-- Begin ITEMS --

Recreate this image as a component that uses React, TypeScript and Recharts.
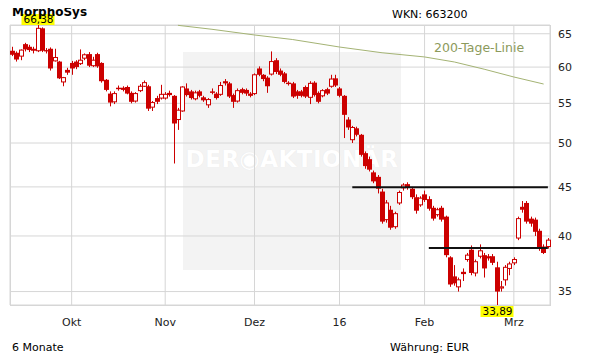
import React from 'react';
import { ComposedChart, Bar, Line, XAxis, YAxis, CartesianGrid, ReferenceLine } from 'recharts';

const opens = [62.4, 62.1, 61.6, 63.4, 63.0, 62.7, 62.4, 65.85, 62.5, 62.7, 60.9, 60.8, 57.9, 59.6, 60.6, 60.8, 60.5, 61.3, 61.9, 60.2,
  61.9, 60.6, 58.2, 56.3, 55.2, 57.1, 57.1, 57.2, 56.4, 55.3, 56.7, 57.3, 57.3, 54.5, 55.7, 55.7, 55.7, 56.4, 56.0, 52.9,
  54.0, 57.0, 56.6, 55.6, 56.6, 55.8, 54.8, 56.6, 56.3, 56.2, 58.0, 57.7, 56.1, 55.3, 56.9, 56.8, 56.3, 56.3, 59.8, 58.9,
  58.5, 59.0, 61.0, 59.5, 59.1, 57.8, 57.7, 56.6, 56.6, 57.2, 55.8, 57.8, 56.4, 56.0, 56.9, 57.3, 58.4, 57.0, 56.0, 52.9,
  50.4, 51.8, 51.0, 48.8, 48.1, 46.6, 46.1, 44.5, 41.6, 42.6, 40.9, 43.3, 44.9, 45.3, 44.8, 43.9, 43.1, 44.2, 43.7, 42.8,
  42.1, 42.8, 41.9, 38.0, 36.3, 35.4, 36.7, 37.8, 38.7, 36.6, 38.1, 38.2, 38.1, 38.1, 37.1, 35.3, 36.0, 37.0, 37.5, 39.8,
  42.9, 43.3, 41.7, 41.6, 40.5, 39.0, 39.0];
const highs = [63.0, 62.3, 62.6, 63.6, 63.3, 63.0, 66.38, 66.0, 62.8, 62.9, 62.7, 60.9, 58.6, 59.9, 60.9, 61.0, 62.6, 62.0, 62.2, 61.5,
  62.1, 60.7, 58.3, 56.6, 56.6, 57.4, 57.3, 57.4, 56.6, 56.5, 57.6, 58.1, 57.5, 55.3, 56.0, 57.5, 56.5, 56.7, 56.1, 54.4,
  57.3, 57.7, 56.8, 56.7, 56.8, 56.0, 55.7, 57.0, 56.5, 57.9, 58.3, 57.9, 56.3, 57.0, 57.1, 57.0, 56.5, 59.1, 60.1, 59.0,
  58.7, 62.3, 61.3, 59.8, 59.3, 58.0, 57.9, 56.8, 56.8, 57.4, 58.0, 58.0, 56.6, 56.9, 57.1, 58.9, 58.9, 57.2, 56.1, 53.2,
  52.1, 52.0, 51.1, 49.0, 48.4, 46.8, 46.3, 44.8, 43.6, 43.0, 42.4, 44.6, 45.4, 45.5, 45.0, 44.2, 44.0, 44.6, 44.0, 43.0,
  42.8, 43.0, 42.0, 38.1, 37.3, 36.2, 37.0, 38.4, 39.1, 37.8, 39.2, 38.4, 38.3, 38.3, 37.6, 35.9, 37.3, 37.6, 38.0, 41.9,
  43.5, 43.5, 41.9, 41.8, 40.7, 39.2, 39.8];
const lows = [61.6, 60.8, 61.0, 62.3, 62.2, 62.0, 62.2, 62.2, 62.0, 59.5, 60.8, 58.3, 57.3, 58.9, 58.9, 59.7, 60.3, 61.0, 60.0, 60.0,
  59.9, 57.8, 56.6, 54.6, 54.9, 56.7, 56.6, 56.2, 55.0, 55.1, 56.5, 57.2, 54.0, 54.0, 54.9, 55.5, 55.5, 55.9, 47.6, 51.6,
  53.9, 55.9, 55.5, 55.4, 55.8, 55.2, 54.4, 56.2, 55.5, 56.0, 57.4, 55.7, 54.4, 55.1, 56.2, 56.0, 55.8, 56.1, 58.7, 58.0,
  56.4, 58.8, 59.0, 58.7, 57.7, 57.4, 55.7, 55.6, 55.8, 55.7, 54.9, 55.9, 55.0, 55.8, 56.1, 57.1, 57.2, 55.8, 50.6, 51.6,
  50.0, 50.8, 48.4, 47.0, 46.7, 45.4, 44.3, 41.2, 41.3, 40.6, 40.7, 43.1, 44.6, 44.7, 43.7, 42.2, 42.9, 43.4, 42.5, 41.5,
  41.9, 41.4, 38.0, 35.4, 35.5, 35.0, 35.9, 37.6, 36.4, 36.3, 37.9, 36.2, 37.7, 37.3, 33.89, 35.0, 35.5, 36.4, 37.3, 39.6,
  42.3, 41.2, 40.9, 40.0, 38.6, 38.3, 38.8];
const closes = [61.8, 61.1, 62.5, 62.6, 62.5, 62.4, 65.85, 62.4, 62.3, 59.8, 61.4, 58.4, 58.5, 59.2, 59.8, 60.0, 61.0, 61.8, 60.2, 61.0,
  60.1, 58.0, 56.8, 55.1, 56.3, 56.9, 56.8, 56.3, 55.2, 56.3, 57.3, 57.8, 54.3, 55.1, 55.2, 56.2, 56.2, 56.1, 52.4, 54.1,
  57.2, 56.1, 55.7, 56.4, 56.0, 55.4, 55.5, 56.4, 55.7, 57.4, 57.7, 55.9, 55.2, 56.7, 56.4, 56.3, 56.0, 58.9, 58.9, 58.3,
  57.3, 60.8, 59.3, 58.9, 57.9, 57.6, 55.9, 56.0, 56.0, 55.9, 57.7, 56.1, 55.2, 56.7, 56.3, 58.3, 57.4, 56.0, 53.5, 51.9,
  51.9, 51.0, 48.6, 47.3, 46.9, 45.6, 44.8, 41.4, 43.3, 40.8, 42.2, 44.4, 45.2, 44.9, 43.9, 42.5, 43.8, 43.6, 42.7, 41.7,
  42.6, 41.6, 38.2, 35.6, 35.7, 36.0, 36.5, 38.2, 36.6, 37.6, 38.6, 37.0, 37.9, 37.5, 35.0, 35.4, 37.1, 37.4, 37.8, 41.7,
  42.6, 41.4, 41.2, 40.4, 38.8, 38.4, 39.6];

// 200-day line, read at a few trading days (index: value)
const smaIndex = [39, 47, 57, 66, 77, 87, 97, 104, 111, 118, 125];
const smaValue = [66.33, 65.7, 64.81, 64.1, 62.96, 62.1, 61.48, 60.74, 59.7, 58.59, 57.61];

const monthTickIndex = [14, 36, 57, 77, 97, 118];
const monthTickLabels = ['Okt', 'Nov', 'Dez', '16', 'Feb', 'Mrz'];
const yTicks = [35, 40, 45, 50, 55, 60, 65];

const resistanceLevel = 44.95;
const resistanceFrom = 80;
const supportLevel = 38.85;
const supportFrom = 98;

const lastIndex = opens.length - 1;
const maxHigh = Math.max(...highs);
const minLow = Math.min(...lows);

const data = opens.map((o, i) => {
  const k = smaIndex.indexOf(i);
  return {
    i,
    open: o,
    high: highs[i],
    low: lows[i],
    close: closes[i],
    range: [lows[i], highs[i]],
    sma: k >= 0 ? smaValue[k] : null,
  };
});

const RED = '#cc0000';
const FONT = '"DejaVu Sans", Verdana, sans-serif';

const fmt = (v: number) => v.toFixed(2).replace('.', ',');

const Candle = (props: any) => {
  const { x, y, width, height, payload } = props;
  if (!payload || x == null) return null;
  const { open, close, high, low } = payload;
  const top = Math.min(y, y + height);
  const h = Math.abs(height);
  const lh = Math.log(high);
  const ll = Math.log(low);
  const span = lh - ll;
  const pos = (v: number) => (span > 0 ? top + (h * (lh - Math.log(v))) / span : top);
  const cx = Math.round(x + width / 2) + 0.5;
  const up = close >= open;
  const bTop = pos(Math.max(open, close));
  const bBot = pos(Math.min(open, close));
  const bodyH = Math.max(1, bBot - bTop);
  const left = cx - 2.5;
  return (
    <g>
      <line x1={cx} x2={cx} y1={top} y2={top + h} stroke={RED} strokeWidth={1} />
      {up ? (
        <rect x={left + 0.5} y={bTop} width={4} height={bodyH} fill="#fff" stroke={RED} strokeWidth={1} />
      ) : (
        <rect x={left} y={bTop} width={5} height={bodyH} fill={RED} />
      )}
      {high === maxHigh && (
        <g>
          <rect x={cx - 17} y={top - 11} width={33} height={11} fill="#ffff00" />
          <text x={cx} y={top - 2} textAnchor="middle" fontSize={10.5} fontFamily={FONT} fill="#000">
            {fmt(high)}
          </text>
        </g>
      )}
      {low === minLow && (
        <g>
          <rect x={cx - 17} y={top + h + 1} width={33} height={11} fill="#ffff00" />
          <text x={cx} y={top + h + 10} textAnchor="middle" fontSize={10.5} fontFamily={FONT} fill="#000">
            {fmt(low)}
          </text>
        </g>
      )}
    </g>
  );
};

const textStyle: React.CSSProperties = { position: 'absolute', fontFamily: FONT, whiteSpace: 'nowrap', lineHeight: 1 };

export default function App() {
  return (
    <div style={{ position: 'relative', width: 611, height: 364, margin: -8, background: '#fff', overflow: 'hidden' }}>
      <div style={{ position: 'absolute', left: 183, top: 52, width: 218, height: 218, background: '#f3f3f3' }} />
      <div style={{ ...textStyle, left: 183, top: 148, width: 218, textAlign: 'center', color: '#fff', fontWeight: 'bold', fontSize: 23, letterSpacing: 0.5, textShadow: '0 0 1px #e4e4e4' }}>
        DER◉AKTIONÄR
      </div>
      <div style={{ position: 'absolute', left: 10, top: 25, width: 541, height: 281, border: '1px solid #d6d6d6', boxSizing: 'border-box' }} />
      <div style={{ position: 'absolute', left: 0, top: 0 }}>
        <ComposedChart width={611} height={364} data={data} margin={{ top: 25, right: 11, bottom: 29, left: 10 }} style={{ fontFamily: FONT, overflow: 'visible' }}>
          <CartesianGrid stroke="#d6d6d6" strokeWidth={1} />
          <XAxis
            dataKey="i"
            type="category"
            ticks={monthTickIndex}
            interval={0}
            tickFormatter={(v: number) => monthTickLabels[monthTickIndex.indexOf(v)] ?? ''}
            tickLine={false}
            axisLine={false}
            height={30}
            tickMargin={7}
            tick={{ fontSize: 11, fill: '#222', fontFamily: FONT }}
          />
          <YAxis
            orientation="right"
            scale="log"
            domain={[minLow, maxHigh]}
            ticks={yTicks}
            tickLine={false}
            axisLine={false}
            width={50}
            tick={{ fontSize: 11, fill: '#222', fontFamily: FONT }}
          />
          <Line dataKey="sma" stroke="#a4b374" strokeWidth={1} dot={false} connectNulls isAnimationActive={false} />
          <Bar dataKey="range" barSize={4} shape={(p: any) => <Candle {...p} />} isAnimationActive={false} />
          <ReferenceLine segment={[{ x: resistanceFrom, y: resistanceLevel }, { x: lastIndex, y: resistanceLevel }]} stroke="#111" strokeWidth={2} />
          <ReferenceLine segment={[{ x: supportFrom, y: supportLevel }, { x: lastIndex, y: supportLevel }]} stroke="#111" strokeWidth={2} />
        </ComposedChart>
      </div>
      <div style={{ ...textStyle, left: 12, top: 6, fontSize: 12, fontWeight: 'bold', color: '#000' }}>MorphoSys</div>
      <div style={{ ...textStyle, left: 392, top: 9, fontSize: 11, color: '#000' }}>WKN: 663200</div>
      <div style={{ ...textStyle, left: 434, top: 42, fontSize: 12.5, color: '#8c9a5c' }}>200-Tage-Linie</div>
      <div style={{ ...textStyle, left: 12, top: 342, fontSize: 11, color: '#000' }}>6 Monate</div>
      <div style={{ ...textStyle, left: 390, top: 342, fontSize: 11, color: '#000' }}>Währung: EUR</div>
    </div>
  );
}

-- End ITEMS --
-- Begin ITEMS --

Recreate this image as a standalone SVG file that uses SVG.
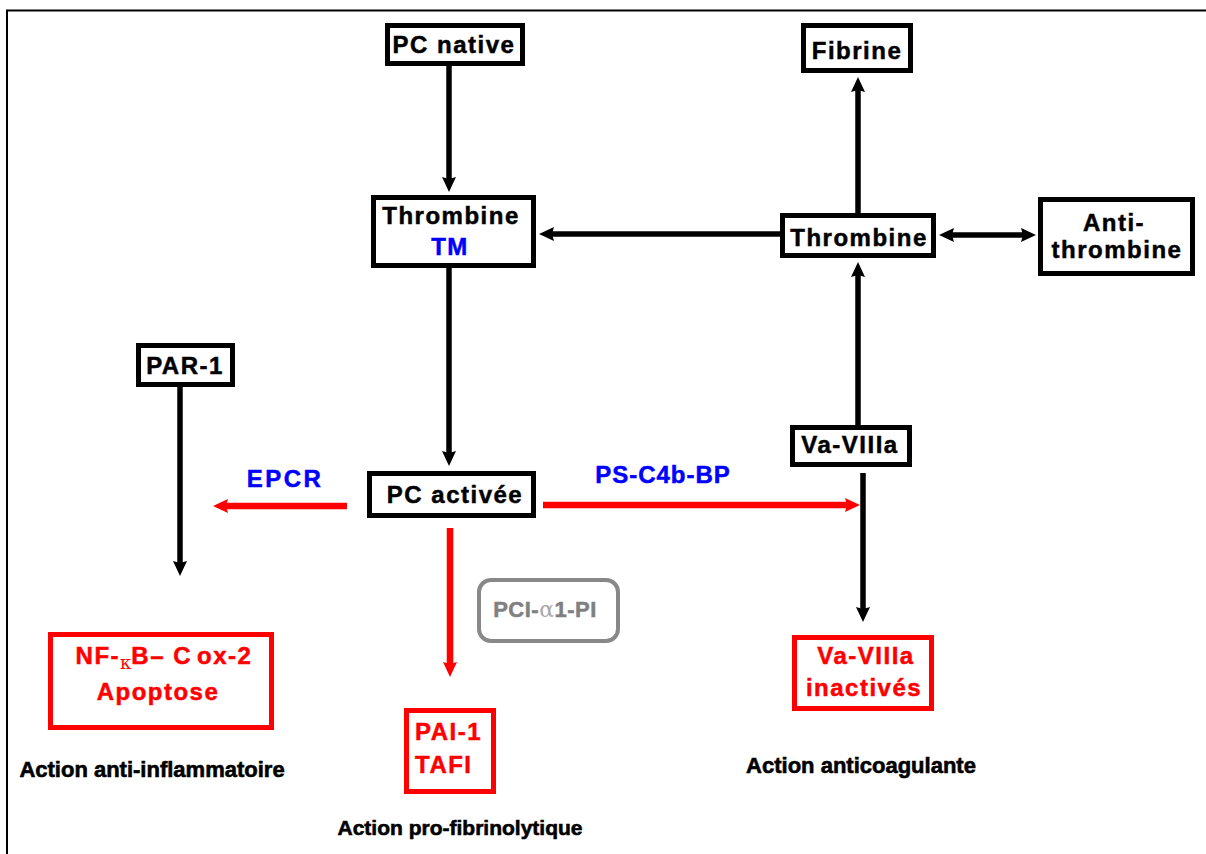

-- End ITEMS --
-- Begin ITEMS --

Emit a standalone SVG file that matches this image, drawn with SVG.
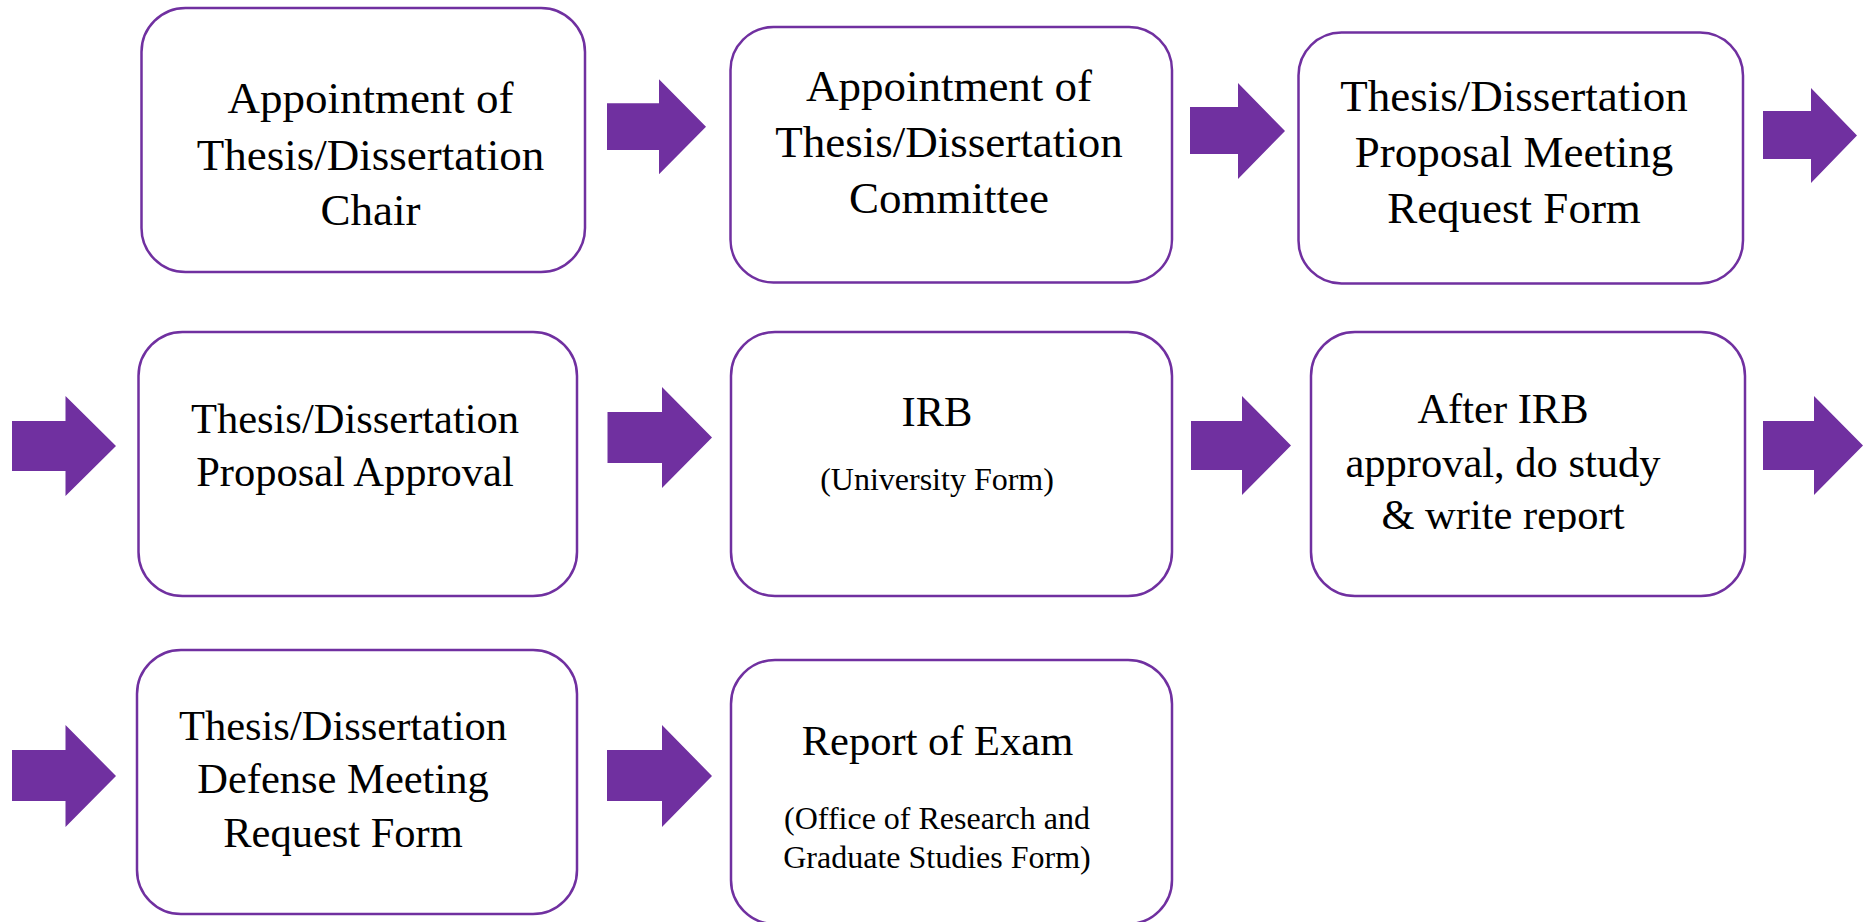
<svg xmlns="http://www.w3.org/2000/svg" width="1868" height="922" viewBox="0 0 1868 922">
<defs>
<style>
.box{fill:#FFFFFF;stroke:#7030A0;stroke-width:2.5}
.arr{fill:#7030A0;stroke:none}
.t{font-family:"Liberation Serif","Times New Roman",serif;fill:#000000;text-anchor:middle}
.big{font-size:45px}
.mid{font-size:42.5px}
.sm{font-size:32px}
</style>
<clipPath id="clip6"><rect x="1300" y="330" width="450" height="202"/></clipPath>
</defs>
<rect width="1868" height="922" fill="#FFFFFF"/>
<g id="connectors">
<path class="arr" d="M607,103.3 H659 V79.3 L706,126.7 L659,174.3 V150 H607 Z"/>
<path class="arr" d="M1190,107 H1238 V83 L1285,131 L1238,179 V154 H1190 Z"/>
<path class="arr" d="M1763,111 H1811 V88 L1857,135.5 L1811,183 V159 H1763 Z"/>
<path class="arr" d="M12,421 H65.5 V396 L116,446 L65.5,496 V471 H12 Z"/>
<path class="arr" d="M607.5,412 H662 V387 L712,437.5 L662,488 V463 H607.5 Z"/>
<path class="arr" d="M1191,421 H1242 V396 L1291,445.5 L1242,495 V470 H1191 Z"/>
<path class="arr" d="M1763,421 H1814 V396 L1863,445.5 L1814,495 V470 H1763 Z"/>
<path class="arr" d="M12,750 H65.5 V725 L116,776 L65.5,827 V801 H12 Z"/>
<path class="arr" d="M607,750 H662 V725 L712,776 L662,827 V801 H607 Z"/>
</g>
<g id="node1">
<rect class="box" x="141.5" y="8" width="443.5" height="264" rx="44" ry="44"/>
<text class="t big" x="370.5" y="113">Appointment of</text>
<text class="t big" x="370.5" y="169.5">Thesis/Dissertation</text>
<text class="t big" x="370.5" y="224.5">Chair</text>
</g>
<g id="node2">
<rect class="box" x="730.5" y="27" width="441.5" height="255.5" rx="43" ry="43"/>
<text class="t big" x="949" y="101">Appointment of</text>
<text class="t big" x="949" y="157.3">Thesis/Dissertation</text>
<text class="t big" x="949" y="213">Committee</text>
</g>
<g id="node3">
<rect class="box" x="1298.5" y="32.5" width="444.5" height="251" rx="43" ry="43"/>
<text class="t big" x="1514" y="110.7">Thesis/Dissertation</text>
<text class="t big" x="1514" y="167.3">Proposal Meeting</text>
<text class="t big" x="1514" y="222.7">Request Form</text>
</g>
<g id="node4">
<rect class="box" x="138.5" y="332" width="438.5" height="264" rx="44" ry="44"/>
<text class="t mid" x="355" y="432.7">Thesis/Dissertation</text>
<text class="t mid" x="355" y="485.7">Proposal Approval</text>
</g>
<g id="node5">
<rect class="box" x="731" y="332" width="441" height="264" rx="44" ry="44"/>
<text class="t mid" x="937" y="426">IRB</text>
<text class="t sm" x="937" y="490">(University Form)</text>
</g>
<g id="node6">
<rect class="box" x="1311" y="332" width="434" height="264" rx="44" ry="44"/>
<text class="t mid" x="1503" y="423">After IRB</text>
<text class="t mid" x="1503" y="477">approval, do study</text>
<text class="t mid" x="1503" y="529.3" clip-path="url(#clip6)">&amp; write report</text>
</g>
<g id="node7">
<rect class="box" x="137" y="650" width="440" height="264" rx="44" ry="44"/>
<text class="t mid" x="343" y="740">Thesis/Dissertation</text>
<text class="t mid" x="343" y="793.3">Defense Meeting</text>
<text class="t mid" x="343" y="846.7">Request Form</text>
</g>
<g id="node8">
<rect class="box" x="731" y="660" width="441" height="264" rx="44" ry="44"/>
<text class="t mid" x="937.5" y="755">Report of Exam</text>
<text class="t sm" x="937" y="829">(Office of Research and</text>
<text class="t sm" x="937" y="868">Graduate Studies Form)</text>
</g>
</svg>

-- End ITEMS --

**AIM**. Report back each line of the entries that holds the string "Recreate".

**EXERCISE RESULT**.
Recreate this image as a component that uses React, TypeScript and Recharts.
Recreate this image as a standalone SVG file that uses SVG.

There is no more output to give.